• Your instructions
Search the material and gather each line with "matplotlib" in it.

• Information shown
#####

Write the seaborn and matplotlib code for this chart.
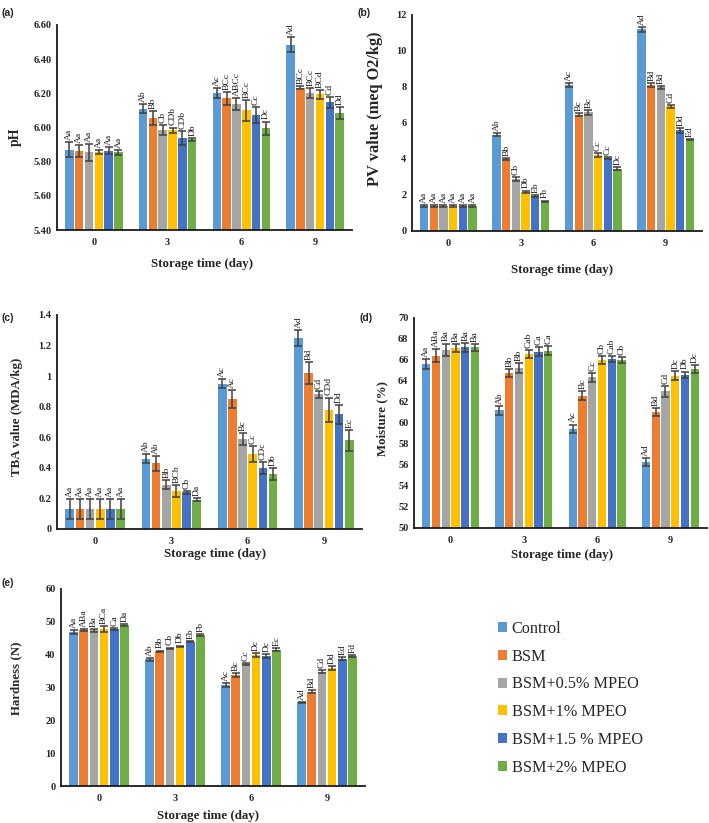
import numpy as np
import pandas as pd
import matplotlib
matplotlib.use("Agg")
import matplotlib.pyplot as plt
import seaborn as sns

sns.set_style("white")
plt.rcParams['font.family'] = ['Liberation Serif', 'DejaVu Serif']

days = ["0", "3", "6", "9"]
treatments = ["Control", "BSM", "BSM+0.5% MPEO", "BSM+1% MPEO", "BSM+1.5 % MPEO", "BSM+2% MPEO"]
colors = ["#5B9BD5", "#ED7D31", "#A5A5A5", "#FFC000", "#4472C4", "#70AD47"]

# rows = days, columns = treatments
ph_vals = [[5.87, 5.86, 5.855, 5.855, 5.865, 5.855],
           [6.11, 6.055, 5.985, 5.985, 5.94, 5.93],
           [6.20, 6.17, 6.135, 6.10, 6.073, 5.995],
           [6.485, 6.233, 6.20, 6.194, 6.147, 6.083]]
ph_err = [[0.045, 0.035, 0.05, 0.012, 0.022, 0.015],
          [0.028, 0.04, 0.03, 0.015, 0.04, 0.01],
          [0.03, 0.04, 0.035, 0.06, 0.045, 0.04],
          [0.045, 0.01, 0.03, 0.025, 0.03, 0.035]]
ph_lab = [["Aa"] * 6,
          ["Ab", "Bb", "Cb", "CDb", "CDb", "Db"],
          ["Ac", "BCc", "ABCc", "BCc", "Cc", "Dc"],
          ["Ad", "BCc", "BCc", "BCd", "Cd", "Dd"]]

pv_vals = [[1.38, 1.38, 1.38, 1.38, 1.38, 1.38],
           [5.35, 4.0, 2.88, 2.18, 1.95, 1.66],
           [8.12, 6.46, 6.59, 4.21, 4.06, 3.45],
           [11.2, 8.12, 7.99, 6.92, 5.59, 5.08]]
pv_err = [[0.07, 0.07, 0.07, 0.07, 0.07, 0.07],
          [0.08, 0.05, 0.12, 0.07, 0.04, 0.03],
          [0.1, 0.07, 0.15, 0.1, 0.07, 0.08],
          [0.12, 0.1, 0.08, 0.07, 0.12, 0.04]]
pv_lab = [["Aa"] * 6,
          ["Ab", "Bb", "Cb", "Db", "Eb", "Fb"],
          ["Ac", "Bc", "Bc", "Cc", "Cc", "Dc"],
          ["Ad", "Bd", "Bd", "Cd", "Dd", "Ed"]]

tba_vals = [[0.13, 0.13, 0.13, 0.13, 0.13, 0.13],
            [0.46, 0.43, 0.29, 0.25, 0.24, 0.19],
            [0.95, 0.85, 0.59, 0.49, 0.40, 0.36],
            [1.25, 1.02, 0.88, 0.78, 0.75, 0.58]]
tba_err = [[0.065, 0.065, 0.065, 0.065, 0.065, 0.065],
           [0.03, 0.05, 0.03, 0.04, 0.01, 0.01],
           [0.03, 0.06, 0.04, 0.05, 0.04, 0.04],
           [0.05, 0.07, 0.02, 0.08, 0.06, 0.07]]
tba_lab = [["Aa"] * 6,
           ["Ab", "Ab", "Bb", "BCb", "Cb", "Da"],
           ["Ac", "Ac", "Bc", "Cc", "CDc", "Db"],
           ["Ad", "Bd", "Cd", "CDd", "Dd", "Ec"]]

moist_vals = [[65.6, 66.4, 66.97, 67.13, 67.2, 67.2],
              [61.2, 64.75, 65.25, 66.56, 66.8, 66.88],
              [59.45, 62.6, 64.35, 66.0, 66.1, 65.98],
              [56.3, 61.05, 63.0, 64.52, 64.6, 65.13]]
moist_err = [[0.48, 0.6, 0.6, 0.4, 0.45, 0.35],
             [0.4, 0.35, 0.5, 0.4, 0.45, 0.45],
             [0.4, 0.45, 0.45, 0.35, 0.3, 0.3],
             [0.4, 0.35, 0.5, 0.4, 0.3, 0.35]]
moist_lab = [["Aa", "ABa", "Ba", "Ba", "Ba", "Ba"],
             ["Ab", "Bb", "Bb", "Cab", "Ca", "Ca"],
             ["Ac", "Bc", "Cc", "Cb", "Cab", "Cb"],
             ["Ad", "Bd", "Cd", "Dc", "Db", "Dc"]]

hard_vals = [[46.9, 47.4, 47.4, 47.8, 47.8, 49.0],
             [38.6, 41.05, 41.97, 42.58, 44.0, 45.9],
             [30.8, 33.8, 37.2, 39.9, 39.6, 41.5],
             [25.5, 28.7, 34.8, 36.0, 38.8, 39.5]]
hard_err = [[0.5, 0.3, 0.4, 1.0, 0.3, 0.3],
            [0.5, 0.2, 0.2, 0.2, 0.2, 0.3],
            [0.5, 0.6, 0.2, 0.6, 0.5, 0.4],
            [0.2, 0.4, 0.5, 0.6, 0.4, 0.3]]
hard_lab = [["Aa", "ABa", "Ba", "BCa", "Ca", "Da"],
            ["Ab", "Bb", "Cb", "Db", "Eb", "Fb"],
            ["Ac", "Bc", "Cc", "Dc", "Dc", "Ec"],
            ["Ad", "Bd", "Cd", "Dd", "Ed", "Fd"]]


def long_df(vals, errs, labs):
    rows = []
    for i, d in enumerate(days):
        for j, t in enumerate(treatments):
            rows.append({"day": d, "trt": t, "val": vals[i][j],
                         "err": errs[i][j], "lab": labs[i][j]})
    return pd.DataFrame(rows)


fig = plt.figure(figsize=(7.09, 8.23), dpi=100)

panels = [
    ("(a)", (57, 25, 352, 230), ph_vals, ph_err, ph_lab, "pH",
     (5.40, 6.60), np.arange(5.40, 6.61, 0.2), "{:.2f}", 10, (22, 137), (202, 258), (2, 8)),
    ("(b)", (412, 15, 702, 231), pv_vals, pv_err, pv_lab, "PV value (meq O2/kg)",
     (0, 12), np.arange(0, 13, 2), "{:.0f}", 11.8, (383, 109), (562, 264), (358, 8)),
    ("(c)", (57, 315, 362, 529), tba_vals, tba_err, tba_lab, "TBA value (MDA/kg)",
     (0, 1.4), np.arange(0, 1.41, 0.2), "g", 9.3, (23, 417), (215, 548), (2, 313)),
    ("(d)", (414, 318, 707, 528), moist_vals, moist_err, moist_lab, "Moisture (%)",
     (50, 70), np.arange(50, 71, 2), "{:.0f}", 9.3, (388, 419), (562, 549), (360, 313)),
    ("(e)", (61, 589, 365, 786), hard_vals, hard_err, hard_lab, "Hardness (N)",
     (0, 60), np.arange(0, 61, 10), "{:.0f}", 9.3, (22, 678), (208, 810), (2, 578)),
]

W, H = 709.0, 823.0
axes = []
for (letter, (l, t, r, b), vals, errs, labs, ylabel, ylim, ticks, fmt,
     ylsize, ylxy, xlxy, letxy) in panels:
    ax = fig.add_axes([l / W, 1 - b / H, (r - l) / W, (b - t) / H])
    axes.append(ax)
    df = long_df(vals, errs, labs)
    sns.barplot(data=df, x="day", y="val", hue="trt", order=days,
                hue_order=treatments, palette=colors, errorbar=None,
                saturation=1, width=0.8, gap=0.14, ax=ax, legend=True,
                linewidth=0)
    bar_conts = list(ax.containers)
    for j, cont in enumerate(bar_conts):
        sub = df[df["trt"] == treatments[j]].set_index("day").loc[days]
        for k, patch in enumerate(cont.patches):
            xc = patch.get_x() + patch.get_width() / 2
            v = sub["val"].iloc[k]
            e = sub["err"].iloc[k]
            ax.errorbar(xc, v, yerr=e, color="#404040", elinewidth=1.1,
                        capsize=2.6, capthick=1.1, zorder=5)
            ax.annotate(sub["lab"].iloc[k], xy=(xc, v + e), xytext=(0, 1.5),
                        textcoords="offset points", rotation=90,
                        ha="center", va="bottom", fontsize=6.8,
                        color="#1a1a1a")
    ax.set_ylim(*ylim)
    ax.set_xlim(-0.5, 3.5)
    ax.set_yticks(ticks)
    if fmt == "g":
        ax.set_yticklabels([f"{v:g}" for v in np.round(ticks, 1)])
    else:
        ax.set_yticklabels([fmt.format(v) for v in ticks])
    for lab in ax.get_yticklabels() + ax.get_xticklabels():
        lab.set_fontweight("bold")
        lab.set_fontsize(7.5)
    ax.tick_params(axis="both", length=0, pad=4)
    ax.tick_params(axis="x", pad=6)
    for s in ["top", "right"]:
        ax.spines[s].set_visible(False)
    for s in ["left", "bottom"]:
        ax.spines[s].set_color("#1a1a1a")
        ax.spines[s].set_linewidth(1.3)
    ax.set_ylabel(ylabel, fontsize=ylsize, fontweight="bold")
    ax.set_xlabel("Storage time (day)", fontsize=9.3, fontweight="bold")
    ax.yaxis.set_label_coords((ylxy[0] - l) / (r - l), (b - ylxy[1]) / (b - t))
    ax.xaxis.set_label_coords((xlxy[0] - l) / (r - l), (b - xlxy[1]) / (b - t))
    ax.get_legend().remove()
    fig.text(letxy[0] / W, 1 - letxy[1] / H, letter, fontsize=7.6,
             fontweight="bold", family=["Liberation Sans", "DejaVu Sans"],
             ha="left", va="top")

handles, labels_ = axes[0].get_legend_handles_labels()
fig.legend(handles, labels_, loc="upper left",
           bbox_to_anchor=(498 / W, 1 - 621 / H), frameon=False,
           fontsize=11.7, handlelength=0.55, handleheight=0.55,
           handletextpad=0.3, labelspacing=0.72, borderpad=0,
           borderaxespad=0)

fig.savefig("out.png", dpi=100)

#####

• Exercise solution
Write the seaborn and matplotlib code for this chart.
import matplotlib
matplotlib.use("Agg")
import matplotlib.pyplot as plt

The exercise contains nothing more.